En estado de excepción
El acordonamiento del Parlamento define 10 meses de anomalía con el trauma del PSOE y un Rajoy con nostalgia de rodillo
La expectativa de convertir la investidura en una "fiesta de la democracia" o en una liturgia fervorosa se resintió del estado de excepción policial con que fue concebida. Quizá no quepa forma más desgraciada ni más coherente de resolver diez meses de bloqueo, desgarro político y esclerosis: los representantes alejados por la policía de los representados. Y no solo los manifestantes que se desplazaron a Neptuno, dios del Atleti, espontáneamente movilizados o voluntariamente inducidos, sino los propios ciudadanos o vecinos de Madrid, constreñidos a eludir cualquier acceso a la Carrera de San Jerónimo y a las calles aledañas porque el descomunal operativo policial había convertido el Parlamento en una suerte de cámara acorazada.
No, no había connotaciones lúdicas en el día de la investidura aunque muchas señorías acudieran como quien asiste a una boda, y aunque el tiempo proporcionara un augurio primaveral, catártico al trance de la sexta votación, pues todas las anteriores se malograron desmintiendo la etimología y la vocación dialéctica del parlamento.
Ni siquiera la paradoja de que Rajoy se haya convertido en el presidente del Gobierno investido presidente con menos votos en contra que ningún otro sustrae este 29 de octubre de 2016 de sus connotaciones traumáticas. Lo demuestran las lágrimas de Pedro Sánchez en su ritual de inmolación. Vino hasta el Congreso para entregar el acta, hacerse mártir e iniciar una campaña ambulante y mediática que tanto aspira a alcanzar la orilla de los militantes como a abortar el ingenuo, precario sosiego del PSOE.
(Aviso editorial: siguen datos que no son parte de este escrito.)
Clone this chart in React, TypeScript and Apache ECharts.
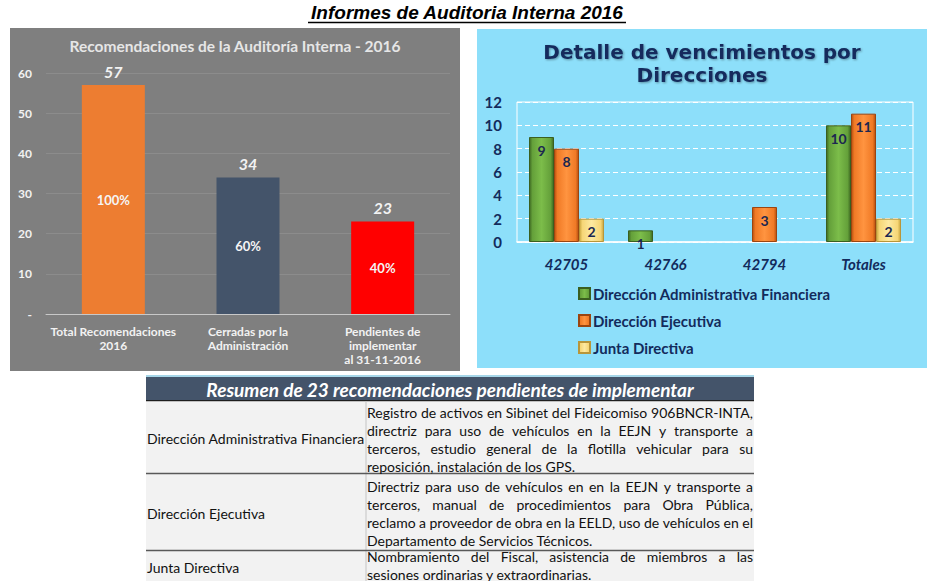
import React, { useEffect, useRef } from "react";
import * as echarts from "echarts";

// ---------- Data ----------
const pageTitle = "Informes de Auditoria Interna 2016";

const leftTitle = "Recomendaciones de la Auditoría Interna - 2016";
const leftCategories = [
  "Total Recomendaciones\n2016",
  "Cerradas por la\nAdministración",
  "Pendientes de\nimplementar\nal 31-11-2016",
];
const leftValues = [57, 34, 23];
const leftPercents = ["100%", "60%", "40%"];
const leftColors = ["#ed7d31", "#44546a", "#ff0000"];

const rightTitle = "Detalle de vencimientos por\nDirecciones";
const rightCategories = ["42705", "42766", "42794", "Totales"];
const seriesNames = [
  "Dirección Administrativa Financiera",
  "Dirección Ejecutiva",
  "Junta Directiva",
];
const dafValues = [9, 1, null, 10];
const ejecValues = [8, null, 3, 11];
const juntaValues = [2, null, null, 2];

const tableHeader = "Resumen de 23 recomendaciones pendientes de implementar";
const tableDirections = [
  "Dirección Administrativa Financiera",
  "Dirección Ejecutiva",
  "Junta Directiva",
];
const tableDescriptions = [
  [
    "Registro de activos en Sibinet del Fideicomiso 906BNCR-INTA,",
    "directriz para uso de vehículos en la EEJN y transporte a",
    "terceros, estudio general de la flotilla vehicular para su",
    "reposición, instalación de los GPS.",
  ],
  [
    "Directriz para uso de vehículos en en la EEJN y transporte a",
    "terceros, manual de procedimientos para Obra Pública,",
    "reclamo a proveedor de obra en la EELD, uso de vehículos en el",
    "Departamento de Servicios Técnicos.",
  ],
  [
    "Nombramiento del Fiscal, asistencia de miembros a las",
    "sesiones ordinarias y extraordinarias.",
  ],
];

// ---------- Styles ----------
const NAVY = "#132b5c";
const CAL = "Lato, 'Open Sans', sans-serif";

function grad(dark: string, mid: string, light: string) {
  return new echarts.graphic.LinearGradient(0, 0, 1, 0, [
    { offset: 0, color: dark },
    { offset: 0.12, color: mid },
    { offset: 0.5, color: light },
    { offset: 0.88, color: mid },
    { offset: 1, color: dark },
  ]);
}

const rightFills = [
  grad("#3e6a22", "#64a03a", "#7cbd4a"),
  grad("#b8500f", "#f07a26", "#ff9440"),
  grad("#c9a640", "#f6d676", "#fde9a0"),
];
const rightBorders = ["#3a5f20", "#9b4510", "#b8963a"];

export default function App() {
  const ref = useRef<HTMLDivElement>(null);

  useEffect(() => {
    if (!ref.current) return;
    const chart = echarts.init(ref.current, undefined, { renderer: "svg" });

    // table geometry
    const tX = 146;
    const tW = 608;
    const colX = 366;
    const textL = colX + 1;
    const textR = tX + tW - 1;
    const rowTops = [401, 474, 551];
    const rowBottoms = [473, 550, 581];
    const lineH = 18;
    const descStarts = [412, 486, 556];
    const cellFont = `14px ${CAL}`;

    const measurer = document.createElement("canvas").getContext("2d") as CanvasRenderingContext2D;
    measurer.font = cellFont;

    const tableGraphics: any[] = [
      { type: "rect", z: -5, shape: { x: tX, y: 375, width: tW, height: 2 }, style: { fill: "#a6d6e8" } },
      { type: "rect", z: -5, shape: { x: tX, y: 377, width: tW, height: 23 }, style: { fill: "#44546a" } },
      { type: "rect", z: -5, shape: { x: tX, y: 400, width: tW, height: 1.5 }, style: { fill: "#1e1e1e" } },
      { type: "rect", z: -5, shape: { x: tX, y: 401.5, width: tW, height: 180 }, style: { fill: "#f2f2f2" } },
      { type: "line", z: -4, shape: { x1: colX, y1: 401, x2: colX, y2: 581 }, style: { stroke: "#c4c4c4", lineWidth: 1 } },
      {
        type: "text",
        x: tX + tW / 2,
        y: 389,
        style: {
          text: tableHeader,
          fill: "#ffffff",
          font: `italic bold 19px ${CAL}`,
          textAlign: "center",
          textVerticalAlign: "middle",
        },
      },
    ];
    rowBottoms.slice(0, 2).forEach((yb) => {
      tableGraphics.push({
        type: "line",
        z: -4,
        shape: { x1: tX, y1: yb + 0.5, x2: tX + tW, y2: yb + 0.5 },
        style: { stroke: "#595959", lineWidth: 1.5 },
      });
    });
    tableDirections.forEach((d, i) => {
      tableGraphics.push({
        type: "text",
        x: tX + 1,
        y: (rowTops[i] + rowBottoms[i]) / 2 + 1,
        style: { text: d, fill: "#111111", font: cellFont, textVerticalAlign: "middle" },
      });
      const lines = tableDescriptions[i];
      lines.forEach((ln, j) => {
        const y = descStarts[i] + j * lineH;
        const isLast = j === lines.length - 1;
        const words = ln.split(" ").filter((w) => w.length > 0);
        if (isLast || words.length < 2) {
          tableGraphics.push({
            type: "text",
            x: textL,
            y,
            style: { text: ln, fill: "#111111", font: cellFont, textVerticalAlign: "middle" },
          });
          return;
        }
        const widths = words.map((w) => measurer.measureText(w).width);
        const total = widths.reduce((a, b) => a + b, 0);
        const gap = (textR - textL - total) / (words.length - 1);
        let x = textL;
        words.forEach((w, k) => {
          tableGraphics.push({
            type: "text",
            x,
            y,
            style: { text: w, fill: "#111111", font: cellFont, textVerticalAlign: "middle" },
          });
          x += widths[k] + gap;
        });
      });
    });

    const option: any = {
      animation: false,
      backgroundColor: "#ffffff",
      title: [
        {
          text: leftTitle,
          left: 235,
          top: 38,
          textAlign: "center",
          padding: 0,
          textStyle: { color: "#e6e6e6", fontSize: 15.5, fontWeight: "bold", fontFamily: CAL },
        },
        {
          text: rightTitle,
          left: 702,
          top: 40,
          textAlign: "center",
          padding: 0,
          textStyle: {
            color: NAVY,
            fontSize: 20,
            fontWeight: "bold",
            fontFamily: "'DejaVu Sans', Verdana, sans-serif",
            lineHeight: 23,
            textShadowColor: "rgba(0,0,0,0.35)",
            textShadowBlur: 2,
            textShadowOffsetX: 1,
            textShadowOffsetY: 1,
          },
        },
      ],
      legend: {
        data: seriesNames,
        orient: "vertical",
        left: 578,
        top: 285,
        padding: 0,
        itemGap: 10,
        itemWidth: 11,
        itemHeight: 11,
        icon: "rect",
        textStyle: { color: NAVY, fontSize: 15, fontWeight: "bold", fontFamily: CAL, lineHeight: 17, padding: [0, 0, 0, -2] },
      },
      grid: [
        { left: 46, right: 486, top: 73, bottom: 267 },
        {
          left: 517,
          right: 23,
          top: 102,
          bottom: 339,
          show: true,
          borderColor: "#ffffff",
          borderWidth: 1,
          backgroundColor: "transparent",
        },
      ],
      xAxis: [
        {
          type: "category",
          gridIndex: 0,
          data: leftCategories,
          axisTick: { show: false },
          axisLine: { lineStyle: { color: "#c8c8c8", width: 1 } },
          axisLabel: {
            interval: 0,
            color: "#f2f2f2",
            fontWeight: "bold",
            fontSize: 12,
            fontFamily: CAL,
            lineHeight: 14,
            margin: 10,
          },
        },
        {
          type: "category",
          gridIndex: 1,
          data: rightCategories,
          axisTick: { show: false },
          axisLine: { lineStyle: { color: "#ffffff", width: 1.5 } },
          axisLabel: {
            interval: 0,
            color: NAVY,
            fontWeight: "bold",
            fontStyle: "italic",
            fontSize: 15,
            fontFamily: CAL,
            margin: 14,
          },
        },
      ],
      yAxis: [
        {
          type: "value",
          gridIndex: 0,
          min: 0,
          max: 60,
          interval: 10,
          axisLine: { show: false },
          axisTick: { show: false },
          splitLine: { lineStyle: { color: "#8c8c8c", width: 1 } },
          axisLabel: {
            color: "#f2f2f2",
            fontWeight: "bold",
            fontSize: 12,
            fontFamily: CAL,
            margin: 14,
            formatter: (v: number) => (v === 0 ? "-" : String(v)),
          },
        },
        {
          type: "value",
          gridIndex: 1,
          min: 0,
          max: 12,
          interval: 2,
          axisLine: { show: false },
          axisTick: { show: false },
          splitLine: { lineStyle: { color: "#ffffff", width: 1, type: [5, 3] } },
          axisLabel: {
            color: NAVY,
            fontWeight: "bold",
            fontSize: 15,
            fontFamily: CAL,
            margin: 15,
          },
        },
      ],
      series: [
        {
          name: "Recomendaciones",
          type: "bar",
          xAxisIndex: 0,
          yAxisIndex: 0,
          barWidth: 63,
          data: leftValues.map((v, i) => ({ value: v, itemStyle: { color: leftColors[i] } })),
          label: {
            show: true,
            position: "top",
            distance: 6,
            color: "#f2f2f2",
            fontStyle: "italic",
            fontWeight: "bold",
            fontSize: 16,
            fontFamily: CAL,
          },
        },
        {
          name: "Porcentaje",
          type: "bar",
          xAxisIndex: 0,
          yAxisIndex: 0,
          barWidth: 63,
          barGap: "-100%",
          z: 3,
          data: leftValues,
          itemStyle: { color: "rgba(0,0,0,0)" },
          label: {
            show: true,
            position: "inside",
            color: "#f5f5f5",
            fontWeight: "bold",
            fontSize: 13,
            fontFamily: CAL,
            formatter: (p: any) => leftPercents[p.dataIndex],
          },
        },
        ...[dafValues, ejecValues, juntaValues].map((vals, k) => ({
          name: seriesNames[k],
          type: "bar",
          xAxisIndex: 1,
          yAxisIndex: 1,
          barWidth: 25,
          barGap: "0%",
          data: vals,
          itemStyle: { color: rightFills[k], borderColor: rightBorders[k], borderWidth: 1 },
          label: {
            show: true,
            position: "insideTop",
            distance: 6,
            color: "#1c2750",
            fontWeight: "bold",
            fontSize: 14,
            fontFamily: CAL,
          },
        })),
      ],
      graphic: [
        { type: "rect", z: -10, shape: { x: 10, y: 28, width: 450, height: 343 }, style: { fill: "#7f7f7f" } },
        { type: "rect", z: -10, shape: { x: 477, y: 29, width: 450, height: 339 }, style: { fill: "#8ddffa" } },
        {
          type: "text",
          x: 467,
          y: 12,
          style: {
            text: pageTitle,
            fill: "#000000",
            font: "italic bold 19px 'Liberation Sans', Arial, sans-serif",
            textAlign: "center",
            textVerticalAlign: "middle",
          },
        },
        {
          type: "line",
          shape: { x1: 308, y1: 22.5, x2: 626, y2: 22.5 },
          style: { stroke: "#000000", lineWidth: 1.5 },
        },
        ...tableGraphics,
      ],
    };

    chart.setOption(option);
    return () => chart.dispose();
  }, []);

  return (
    <div
      ref={ref}
      style={{ position: "absolute", left: 0, top: 0, width: 936, height: 581 }}
    />
  );
}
Sánchez se ha vengado de Rajoy erigiéndose en la atracción política del sábado. Y se ha vengado de la jerarquía de su partido, añadiendo dramatismo a una jornada que pretendía amortiguar el viraje hacia la abstención, la desobediencia del PSC, la insumisión de ocho diputados, y la investidura oficiosa de Iglesias como líder de la oposición. Oficiosa quiere decir que se la ha adjudicado él mismo, o que se la ha dejado vacante el PSOE en ausencia de un líder reconocible, y que aspira a desempeñarla Iglesias a bordo de una pasarela de sabotaje entre las calles y el Parlamento.
Diez meses de anomalía política requerían una clausura tan anómala como la que se ha producido este sábado entre sirenas, antidisturbios y helicópteros. Intervenciones breves y funerarias. Agitaciones separatistas. El número de Rufián. Y la sensación de que Mariano Rajoy no parece haberse percatado de la precariedad aritmética y política en que se encuentra. Su discurso fue un ejercicio de reivindicación personal y de propaganda benefactora, que evoca la nostalgia del rodillo y que contradice el compromiso del diálogo. Nos decía Rajoy que se le ha investido presidente a él y que se ha facultado a su Gobierno en los mismos raíles de la anterior legislatura. Quiere terminar el trabajo que había empezado, convertir al PSOE en escudero y localizar a toda la oposición en el exotismo inocuo que le representa la radicalidad de Podemos.
Ha capitulado Rajoy como presidente en funciones. Recuperada la plenitud de sus atribuciones, bien puede coaccionar con disolver las Cámaras en mayo o bien puede decantar la legislatura hacia el consenso y las reformas.